___ Collected material ___
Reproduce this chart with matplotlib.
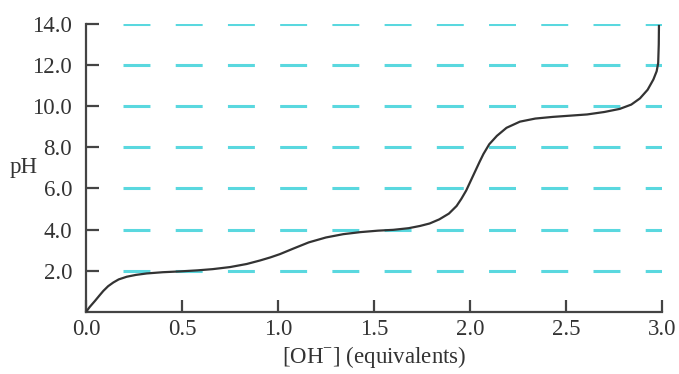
import matplotlib
matplotlib.use("Agg")
import matplotlib.pyplot as plt

# titration curve
equiv = [0.0, 0.02, 0.047, 0.07, 0.09, 0.115, 0.142, 0.17, 0.212, 0.26,
         0.316, 0.4, 0.49, 0.58, 0.66, 0.75, 0.837, 0.906, 0.96, 1.01,
         1.08, 1.16, 1.25, 1.34, 1.43, 1.52, 1.60, 1.68, 1.74, 1.79,
         1.84, 1.89, 1.93, 1.955, 1.98, 2.005, 2.03, 2.05, 2.07, 2.1,
         2.14, 2.19, 2.26, 2.34, 2.43, 2.52, 2.61, 2.70, 2.78, 2.84,
         2.885, 2.925, 2.955, 2.972, 2.98, 2.983, 2.984]
ph = [0.0, 0.25, 0.54, 0.8, 1.02, 1.25, 1.43, 1.58, 1.71, 1.8,
      1.87, 1.93, 1.97, 2.02, 2.08, 2.18, 2.33, 2.5, 2.65, 2.81,
      3.08, 3.38, 3.62, 3.78, 3.88, 3.95, 3.99, 4.07, 4.18, 4.3,
      4.5, 4.78, 5.15, 5.5, 5.9, 6.4, 6.9, 7.3, 7.68, 8.15,
      8.56, 8.95, 9.25, 9.4, 9.48, 9.54, 9.6, 9.72, 9.87, 10.08,
      10.38, 10.8, 11.3, 11.7, 12.1, 13.0, 13.9]

ref_levels = [2.0, 4.0, 6.0, 8.0, 10.0, 12.0, 14.0]
x_ticks = [0.0, 0.5, 1.0, 1.5, 2.0, 2.5, 3.0]
y_ticks = [2.0, 4.0, 6.0, 8.0, 10.0, 12.0, 14.0]

plt.rcParams["font.family"] = ["Liberation Serif", "DejaVu Serif"]
plt.rcParams["mathtext.fontset"] = "custom"
plt.rcParams["mathtext.rm"] = "Liberation Serif"
plt.rcParams["lines.scale_dashes"] = False

fig = plt.figure(figsize=(6.79, 3.74), dpi=100)
ax = fig.add_axes([0.1267, 0.166, 0.8483, 0.770])

# dashed cyan reference lines
for lvl in ref_levels:
    ax.plot([0.19, 3.0], [lvl, lvl], color="#5ad8df", lw=2.2,
            dashes=(19.4, 18.2), dash_capstyle="butt", zorder=1)

ax.plot(equiv, ph, color="#333333", lw=1.6, zorder=3,
        solid_joinstyle="round")

ax.set_xlim(0, 3.0)
ax.set_ylim(0, 14)
ax.set_xticks(x_ticks)
ax.set_xticklabels([f"{v:.1f}" for v in x_ticks])
ax.set_yticks(y_ticks)
ax.set_yticklabels([f"{v:.1f}" for v in y_ticks])

for s in ["top", "right"]:
    ax.spines[s].set_visible(False)
for s in ["left", "bottom"]:
    ax.spines[s].set_linewidth(1.6)
    ax.spines[s].set_color("#444444")

ax.tick_params(direction="in", length=9, width=1.6, color="#444444",
               labelsize=16.5, labelcolor="#333333")
ax.tick_params(axis="y", pad=10)
ax.tick_params(axis="x", pad=5)

ax.set_xlabel(r"[OH$^{\mathrm{-}}$] (equivalents)", fontsize=16.5,
              color="#333333", labelpad=3)
ax.set_ylabel("pH", fontsize=16.5, color="#333333", rotation=0)
ax.yaxis.set_label_coords(-0.108, 0.465)

fig.savefig("out.png", dpi=100)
___
Repeat the listing in full and exactly. Leave any pictures out.

## Expected answer
Reproduce this chart with matplotlib.
import matplotlib
matplotlib.use("Agg")
import matplotlib.pyplot as plt

# titration curve
equiv = [0.0, 0.02, 0.047, 0.07, 0.09, 0.115, 0.142, 0.17, 0.212, 0.26,
         0.316, 0.4, 0.49, 0.58, 0.66, 0.75, 0.837, 0.906, 0.96, 1.01,
         1.08, 1.16, 1.25, 1.34, 1.43, 1.52, 1.60, 1.68, 1.74, 1.79,
         1.84, 1.89, 1.93, 1.955, 1.98, 2.005, 2.03, 2.05, 2.07, 2.1,
         2.14, 2.19, 2.26, 2.34, 2.43, 2.52, 2.61, 2.70, 2.78, 2.84,
         2.885, 2.925, 2.955, 2.972, 2.98, 2.983, 2.984]
ph = [0.0, 0.25, 0.54, 0.8, 1.02, 1.25, 1.43, 1.58, 1.71, 1.8,
      1.87, 1.93, 1.97, 2.02, 2.08, 2.18, 2.33, 2.5, 2.65, 2.81,
      3.08, 3.38, 3.62, 3.78, 3.88, 3.95, 3.99, 4.07, 4.18, 4.3,
      4.5, 4.78, 5.15, 5.5, 5.9, 6.4, 6.9, 7.3, 7.68, 8.15,
      8.56, 8.95, 9.25, 9.4, 9.48, 9.54, 9.6, 9.72, 9.87, 10.08,
      10.38, 10.8, 11.3, 11.7, 12.1, 13.0, 13.9]

ref_levels = [2.0, 4.0, 6.0, 8.0, 10.0, 12.0, 14.0]
x_ticks = [0.0, 0.5, 1.0, 1.5, 2.0, 2.5, 3.0]
y_ticks = [2.0, 4.0, 6.0, 8.0, 10.0, 12.0, 14.0]

plt.rcParams["font.family"] = ["Liberation Serif", "DejaVu Serif"]
plt.rcParams["mathtext.fontset"] = "custom"
plt.rcParams["mathtext.rm"] = "Liberation Serif"
plt.rcParams["lines.scale_dashes"] = False

fig = plt.figure(figsize=(6.79, 3.74), dpi=100)
ax = fig.add_axes([0.1267, 0.166, 0.8483, 0.770])

# dashed cyan reference lines
for lvl in ref_levels:
    ax.plot([0.19, 3.0], [lvl, lvl], color="#5ad8df", lw=2.2,
            dashes=(19.4, 18.2), dash_capstyle="butt", zorder=1)

ax.plot(equiv, ph, color="#333333", lw=1.6, zorder=3,
        solid_joinstyle="round")

ax.set_xlim(0, 3.0)
ax.set_ylim(0, 14)
ax.set_xticks(x_ticks)
ax.set_xticklabels([f"{v:.1f}" for v in x_ticks])
ax.set_yticks(y_ticks)
ax.set_yticklabels([f"{v:.1f}" for v in y_ticks])

for s in ["top", "right"]:
    ax.spines[s].set_visible(False)
for s in ["left", "bottom"]:
    ax.spines[s].set_linewidth(1.6)
    ax.spines[s].set_color("#444444")

ax.tick_params(direction="in", length=9, width=1.6, color="#444444",
               labelsize=16.5, labelcolor="#333333")
ax.tick_params(axis="y", pad=10)
ax.tick_params(axis="x", pad=5)

ax.set_xlabel(r"[OH$^{\mathrm{-}}$] (equivalents)", fontsize=16.5,
              color="#333333", labelpad=3)
ax.set_ylabel("pH", fontsize=16.5, color="#333333", rotation=0)
ax.yaxis.set_label_coords(-0.108, 0.465)

fig.savefig("out.png", dpi=100)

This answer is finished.